Bahkan, dia mengaku pernah menemui seseorang yang nekat meminjam uang dari 40 fintech dalam satu minggu. Menurut Tirta, tindakan itu sudah melebihi batas kemampuan orang tersebut untuk nanti membayarnya kembali.
"Bahkan kami menemukan beberapa kasus, seorang konsumen meminjam lebih dari 40 fintech dalam satu minggu, ini kurang bijak, dan ini di luar kemampuannya," ucapnya.
Menurutnya OJK telah melaksanakan 250 program edukasi keuangan sepanjang 2020 untuk menghindari masyarakat terjerat dalam investasi dan fintech ilegal. Selain juga, mengoptimalkan media sosial untuk mengeluarkan artikel dan video literasi.
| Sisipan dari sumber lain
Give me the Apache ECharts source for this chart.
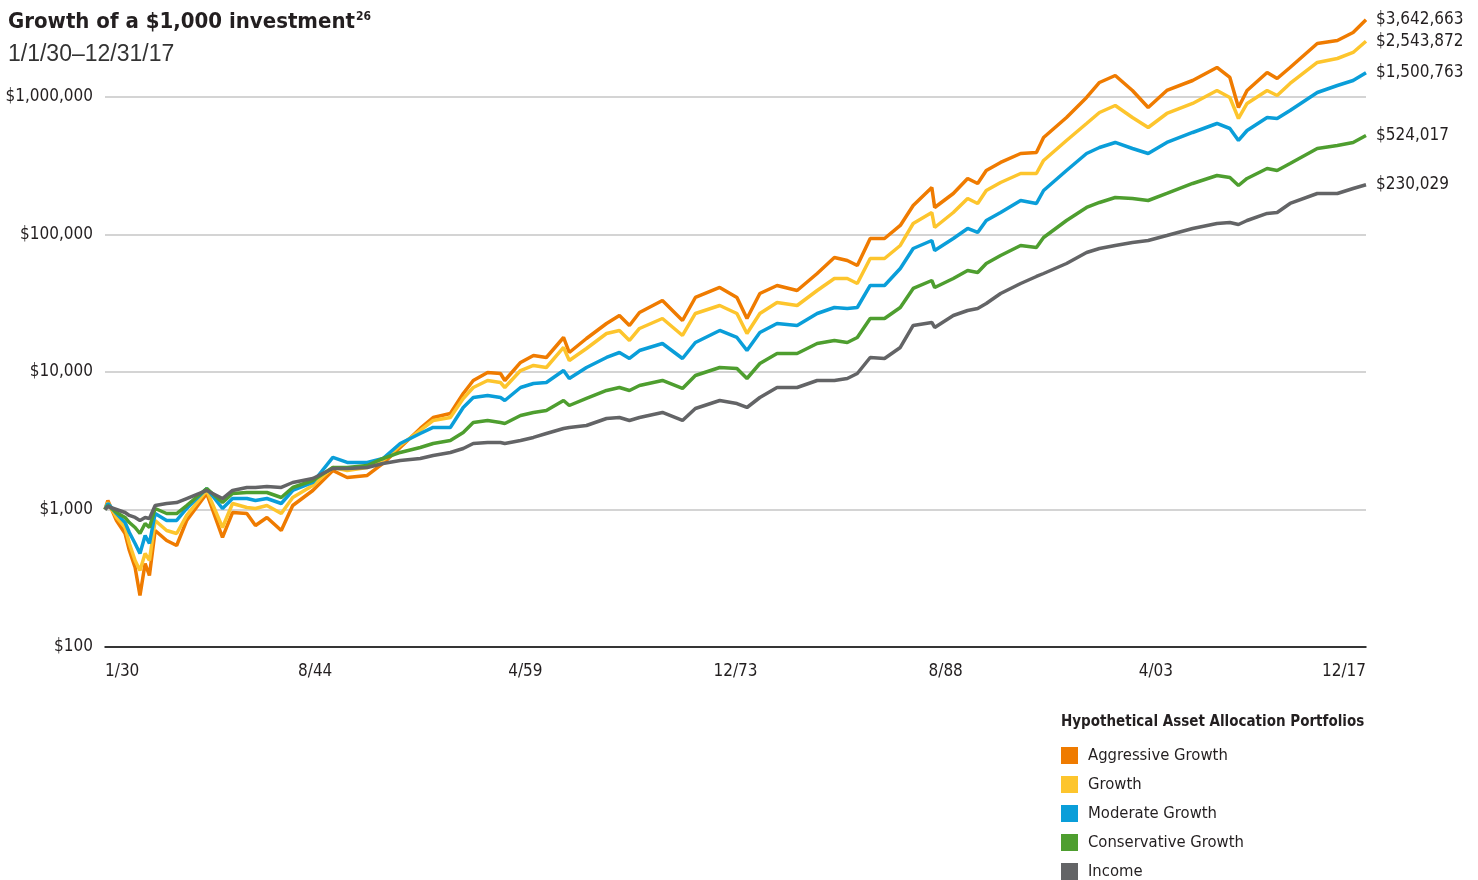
<!DOCTYPE html>
<html style="height: 100%">
<head>
<meta charset="utf-8">
<script src="https://cdn.jsdelivr.net/npm/echarts@6/dist/echarts.min.js"></script>
</head>
<body style="height: 100%; margin: 0; background: #fff">
<div id="container" style="width: 1478px; height: 880px"></div>
<script type="text/javascript">
// time points as decimal years (1/1930 .. 12/2017)
var timePoints = [1930.0, 1930.2, 1930.8, 1931.4, 1931.7, 1932.1, 1932.44, 1932.8, 1933.1, 1933.5,
    1934.3, 1935.0, 1935.7, 1937.1, 1938.2, 1938.9, 1939.9, 1940.5, 1941.3, 1942.3,
    1943.1, 1944.5, 1945.9, 1946.9, 1948.3, 1949.4, 1950.6, 1952.0, 1952.9, 1954.1,
    1955.0, 1955.7, 1956.7, 1957.6, 1957.9, 1959.0, 1959.9, 1960.8, 1962.0, 1962.4,
    1963.6, 1965.0, 1965.9, 1966.6, 1967.3, 1968.9, 1970.3, 1971.2, 1972.9, 1974.1,
    1974.8, 1975.7, 1976.9, 1978.3, 1979.7, 1980.9, 1981.8, 1982.5, 1983.4, 1984.4,
    1985.5, 1986.4, 1987.7, 1987.9, 1989.2, 1990.2, 1990.9, 1991.5, 1992.5, 1993.9,
    1995.0, 1995.5, 1997.1, 1998.5, 1999.4, 2000.5, 2001.7, 2002.8, 2004.1, 2005.9,
    2007.6, 2008.5, 2009.1, 2009.7, 2011.1, 2011.8, 2012.7, 2014.6, 2016.0, 2017.1, 2018.0];

var aggressive = [1000, 1162, 832, 669, 503, 379, 237, 405, 331, 703,
    595, 547, 832, 1307, 626, 951, 935, 765, 875, 703,
    1069, 1375, 1922, 1709, 1768, 2161, 2826, 3885, 4667, 4991,
    6976, 8673, 9917, 9752, 8673, 11730, 13180, 12750, 17820, 13860,
    17520, 22530, 25760, 21790, 27080, 33110, 23690, 34820, 41170, 34820,
    24500, 37230, 42570, 39150, 52040, 68030, 64690, 59490, 93520, 93520,
    116300, 162500, 219700, 157200, 198700, 255500, 234900, 292100, 334100, 388200,
    394800, 507500, 709400, 991700, 1275000, 1433000, 1115000, 838800, 1115000, 1318000,
    1639000, 1386000, 838800, 1115000, 1508000, 1363000, 1639000, 2450000, 2576000, 2945000, 3642663];

var growth = [1000, 1124, 875, 740, 566, 426, 360, 479, 426, 832,
    703, 669, 905, 1375, 740, 1106, 1034, 1017, 1069, 935,
    1222, 1495, 2021, 1922, 2021, 2273, 2922, 3757, 4439, 4667,
    6416, 7714, 8673, 8386, 7714, 10250, 11150, 10780, 15080, 12120,
    14820, 19050, 20040, 16950, 20720, 24500, 18430, 26640, 30450, 26640,
    19050, 26640, 32030, 30450, 39150, 47860, 47860, 44020, 66900, 66900,
    83180, 120200, 144500, 112400, 144500, 182700, 168100, 208900, 238900, 277700,
    277700, 345400, 482700, 641600, 771500, 867400, 709400, 600000, 758600, 897000,
    1115000, 991700, 697600, 897000, 1115000, 1025000, 1254000, 1782000, 1905000, 2107000, 2543872];

var moderate = [1000, 1106, 935, 804, 680, 566, 479, 647, 566, 935,
    832, 832, 1017, 1422, 1017, 1202, 1202, 1162, 1202, 1106,
    1375, 1572, 2390, 2198, 2198, 2350, 3022, 3572, 3951, 3951,
    5518, 6524, 6747, 6524, 6204, 7714, 8249, 8386, 10250, 8968,
    10780, 12750, 13860, 12540, 14330, 16120, 12540, 16390, 20040, 17820,
    14330, 19380, 22530, 21790, 26640, 29450, 28960, 29450, 42570, 42570,
    56580, 79100, 90450, 76490, 93520, 110600, 103400, 126400, 144500, 176700,
    168100, 208900, 292100, 388200, 429300, 466900, 422200, 388200, 466900, 551800,
    641600, 590000, 482700, 570600, 709400, 697600, 797800, 1078000, 1212000, 1318000, 1500763];

var conservative = [1000, 1069, 951, 875, 804, 740, 669, 791, 740, 1017,
    935, 935, 1069, 1422, 1124, 1307, 1329, 1329, 1329, 1222,
    1446, 1625, 2021, 2021, 2090, 2350, 2599, 2826, 3022, 3178,
    3633, 4293, 4439, 4293, 4222, 4826, 5075, 5248, 6204, 5706,
    6416, 7336, 7714, 7336, 7976, 8673, 7586, 9430, 10780, 10600,
    8968, 11530, 13630, 13630, 16120, 16950, 16390, 17820, 24500, 24500,
    29450, 40490, 46290, 41170, 47860, 54720, 52910, 61520, 70350, 83180,
    80440, 95110, 126400, 157200, 170900, 185800, 182700, 176700, 198700, 234900,
    268600, 259700, 227200, 255500, 302000, 292100, 328500, 422200, 444000, 466900, 524017];

var income = [1000, 1051, 1000, 951, 905, 875, 832, 875, 860, 1069,
    1106, 1124, 1202, 1375, 1202, 1375, 1446, 1446, 1470, 1446,
    1572, 1681, 1987, 1987, 2021, 2161, 2273, 2350, 2472, 2599,
    2779, 3022, 3073, 3073, 3022, 3178, 3342, 3572, 3885, 3951,
    4082, 4589, 4667, 4439, 4667, 5075, 4439, 5427, 6204, 5900,
    5518, 6524, 7714, 7714, 8673, 8673, 8968, 9752, 12750, 12540,
    15080, 21790, 22910, 21070, 25760, 28010, 28960, 31490, 37230, 44020,
    49500, 52040, 61520, 73970, 79100, 83180, 87450, 90450, 98330, 110600,
    120200, 122300, 118200, 126400, 142200, 144500, 168100, 198700, 198700, 216000, 230029];

var seriesNames = ['Aggressive Growth', 'Growth', 'Moderate Growth', 'Conservative Growth', 'Income'];
var seriesColors = ['#ef7b00', '#fdc52d', '#0a9ed9', '#4e9e2f', '#636466'];
var xLabels = ['1/30', '8/44', '4/59', '12/73', '8/88', '4/03', '12/17'];

var FONT = "'Liberation Sans Narrow', 'DejaVu Sans Condensed', 'Roboto Condensed', sans-serif";
var TXT = '#231f20';

function pairs(values) {
    return values.map(function (v, i) {
        return [(timePoints[i] - 1930) * 12, v];
    });
}
function money(v) {
    return '$' + Math.round(v).toLocaleString('en-US');
}

var dom = document.getElementById('container');
var myChart = echarts.init(dom);

var allValues = [aggressive, growth, moderate, conservative, income];
var series = allValues.map(function (vals, i) {
    return {
        name: seriesNames[i],
        type: 'line',
        data: pairs(vals),
        showSymbol: false,
        symbol: 'none',
        lineStyle: { width: 3.5, color: seriesColors[i] },
        itemStyle: { color: seriesColors[i] },
        emphasis: { disabled: true },
        endLabel: {
            show: true,
            distance: 10,
            formatter: function (p) { return money(p.value[1]); },
            fontFamily: FONT,
            fontSize: 17,
            color: TXT
        }
    };
});

var option = {
    animation: false,
    backgroundColor: '#fff',
    textStyle: { fontFamily: FONT },
    title: [{
        text: '{a|Growth of a $1,000 investment}{s|26}',
        subtext: '1/1/30–12/31/17',
        left: 8,
        top: 8,
        padding: 0,
        itemGap: 9,
        textStyle: {
            fontFamily: FONT,
            rich: {
                a: { fontFamily: FONT, fontSize: 22, fontWeight: 'bold', color: TXT, lineHeight: 28 },
                s: { fontFamily: FONT, fontSize: 12, fontWeight: 'bold', color: TXT, verticalAlign: 'top', lineHeight: 28, padding: [3, 0, 0, 1] }
            }
        },
        subtextStyle: {
            fontFamily: "'Liberation Sans', 'DejaVu Sans', sans-serif",
            fontSize: 23,
            lineHeight: 26,
            color: '#333'
        }
    }, {
        text: 'Hypothetical Asset Allocation Portfolios',
        left: 1061,
        top: 715,
        padding: 0,
        textStyle: { fontFamily: FONT, fontSize: 15, fontWeight: 'bold', color: TXT }
    }],
    legend: {
        data: seriesNames,
        orient: 'vertical',
        left: 1061,
        top: 747,
        height: 160,
        padding: 0,
        icon: 'rect',
        itemWidth: 17,
        itemHeight: 17,
        itemGap: 12,
        selectedMode: false,
        textStyle: { fontFamily: FONT, fontSize: 16.5, lineHeight: 17, color: TXT, padding: [0, 0, 0, 5] }
    },
    grid: { left: 105, right: 112, top: 14.2, bottom: 233, containLabel: false, outerBoundsMode: 'none' },
    xAxis: {
        type: 'value',
        min: 0,
        max: 1056,
        interval: 176,
        axisLine: { lineStyle: { color: '#000', width: 1.5 } },
        axisTick: { show: false },
        splitLine: { show: false },
        axisLabel: {
            margin: 16,
            fontFamily: FONT,
            fontSize: 17,
            color: TXT,
            alignMinLabel: 'left',
            alignMaxLabel: 'right',
            formatter: function (v) { return xLabels[Math.round(v / 176)] || ''; }
        }
    },
    yAxis: {
        type: 'log',
        logBase: 10,
        min: 100,
        max: 4000000,
        axisLine: { show: false },
        axisTick: { show: false },
        splitLine: { show: true, showMaxLine: false, lineStyle: { color: '#c6c6c6', width: 1.5 } },
        axisLabel: {
            margin: 12,
            fontFamily: FONT,
            fontSize: 17,
            color: TXT,
            showMaxLabel: false,
            formatter: function (v) { return money(v); }
        }
    },
    series: series
};

myChart.setOption(option);
</script>
</body>
</html>
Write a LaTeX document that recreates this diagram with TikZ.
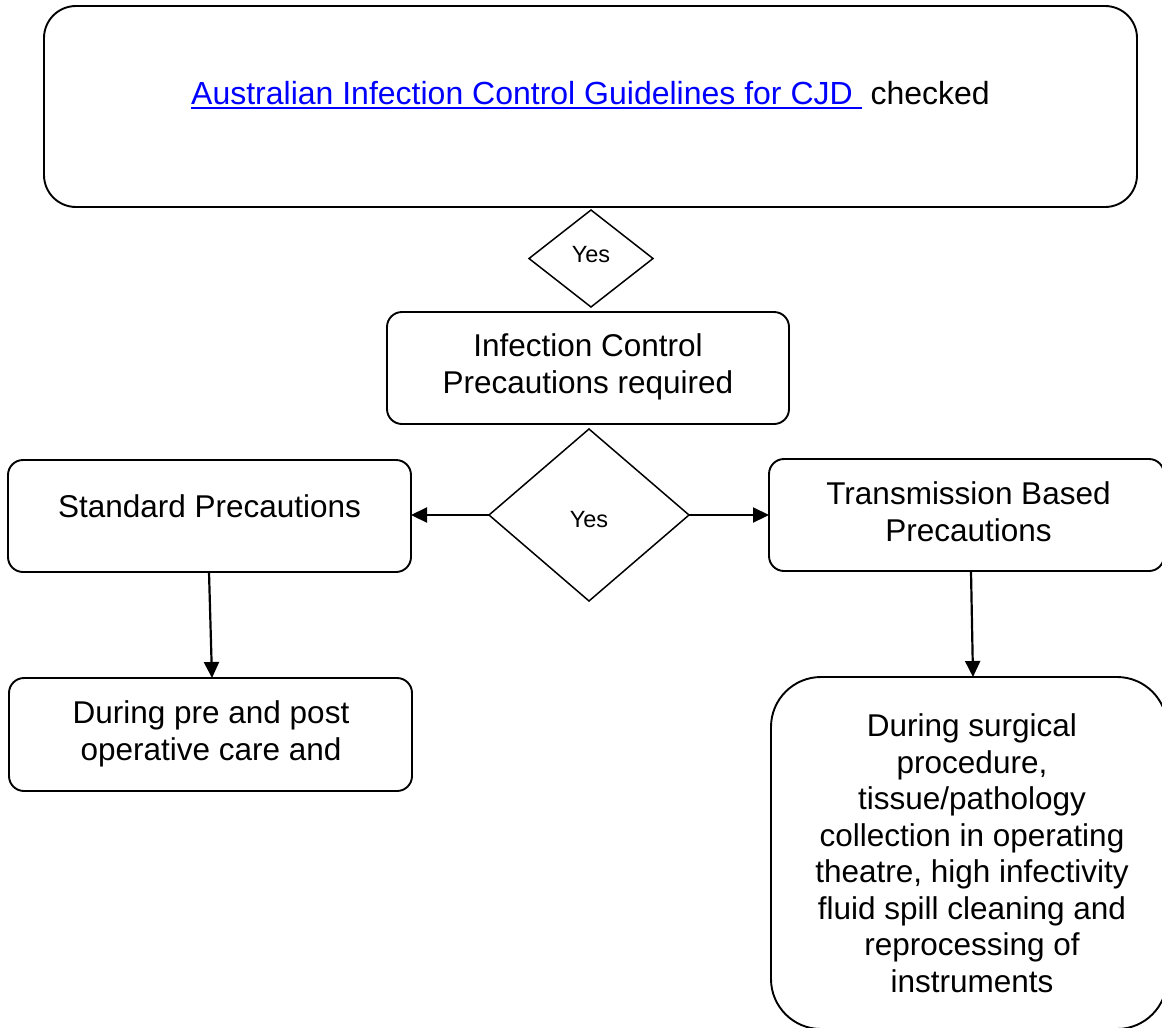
\documentclass[tikz,border=0pt]{standalone}
\usepackage{fontspec}
\setmainfont{Liberation Sans}
\usetikzlibrary{shapes.geometric,arrows.meta}
\newcommand\myul[1]{\setbox0\hbox{#1}\rlap{\rule[-4.9pt]{\wd0}{2.8pt}}\box0}
\begin{document}
\begin{tikzpicture}[x=1pt,y=-1pt,
  box/.style={draw,line width=1.9pt,rounded corners=15pt,inner sep=0pt,outer sep=0pt},
  dia/.style={draw,diamond,line width=1.5pt,inner sep=0pt,outer sep=0pt},
  txt/.style={font=\fontsize{31.5}{37}\selectfont,align=center,inner sep=0pt},
  yes/.style={font=\fontsize{23.5}{27}\selectfont,inner sep=0pt},
  arr/.style={line width=2.2pt,-{Triangle[length=16pt,width=15pt]}}]
\path[use as bounding box] (0,0) rectangle (1162,1028);
\clip (0,0) rectangle (1162,1028);
\fill[white] (0,0) rectangle (1162,1028);

\node[box,rounded corners=32pt,minimum width=1093pt,minimum height=201pt] (top) at (590.5,106.5) {};
\node[anchor=base west,inner sep=0pt,font=\fontsize{32}{37}\selectfont] (link) at (191,104.5)
  {\textcolor{blue}{\myul{Australian Infection Control Guidelines for CJD\ }}\ checked};

\node[dia,minimum width=124pt,minimum height=97pt] (d1) at (591,258.5) {};
\node[yes,anchor=base] (y1) at (591,262) {Yes};

\node[box,minimum width=402pt,minimum height=112pt] (icp) at (588,368) {};
\node[txt,anchor=base] (icpt) at (588,393.5) {Infection Control\\Precautions required};

\node[dia,minimum width=200pt,minimum height=172pt] (d2) at (589,515) {};
\node[yes,anchor=base] (y2) at (589,527) {Yes};

\node[box,minimum width=403pt,minimum height=112pt] (std) at (209.5,516) {};
\node[txt,anchor=base] (stdt) at (209.5,517) {Standard Precautions};

\node[box,minimum width=395pt,minimum height=112pt] (tbp) at (966.5,515) {};
\node[txt,anchor=base] (tbpt) at (968.5,541.5) {Transmission Based\\Precautions};

\node[box,minimum width=403pt,minimum height=113pt] (bl) at (210.5,734.5) {};
\node[txt,anchor=base] (blt) at (211,760) {During pre and post\\operative care and};

\node[box,rounded corners=50pt,minimum width=396pt,minimum height=352pt] (br) at (969,853) {};
\node[txt,anchor=base,font=\fontsize{31.5}{36.5}\selectfont] (brt) at (972,992)
  {During surgical\\procedure,\\tissue/pathology\\collection in operating\\theatre, high infectivity\\fluid spill cleaning and\\reprocessing of\\instruments};

\draw[arr] (d2.west) -- (d2.west -| std.east);
\draw[arr] (d2.east) -- (d2.east -| tbp.west);
\draw[arr] ([xshift=-0.5pt]std.south) -- ([xshift=1.5pt]bl.north);
\draw[arr] ([xshift=4.5pt]tbp.south) -- ([xshift=4pt]br.north);
\end{tikzpicture}
\end{document}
Dari sisi penegakan hukum, OJK memperluas keanggotaan SWI menjadi 13 kementerian dan lembaga terkait. SWI juga aktif mengumumkan nama-nama investasi dan fintech ilegal melalui konferensi pers dan sosial media OJK.
OJK juga turut meminta Kominfo memblokir website dan aplikasi ilegal dan terus memperkuat penegakan hukum bagi pelaku investasi ilegal. Terdapat 148 fintech yang terdaftar OJK dan 42 diantaranya berizin serta hanya 10 fintech yang benar-benar beroperasi dengan baik.
Sementara Deputi Komisioner Edukasi dan Perlindungan Konsumen OJK Sardjito menjelaskan menjamurnya investasi dan fintech ilegal sampai sekarang disebabkan oleh lemahnya peraturan yang dimiliki lembaganya. Hal ini disebabkan tak ada ketentuan pidana bagi pihak yang menyelenggarakan jasa teknologi finansial dan investasi tak berizin itu.
"OJK sering dikritik karena katanya OJK tidak bisa berantas Investasi ilegal. Persoalannya kenapa? Dari sisi hukum. Kalau ada perbankan beroperasi tanpa izin ada deliknya ada rumusan pidananya. Kemudian ada manajer investasi tanpa izin. Tapi kalau fintech ilegal belum ada ketentuan pidananya," jelasnya.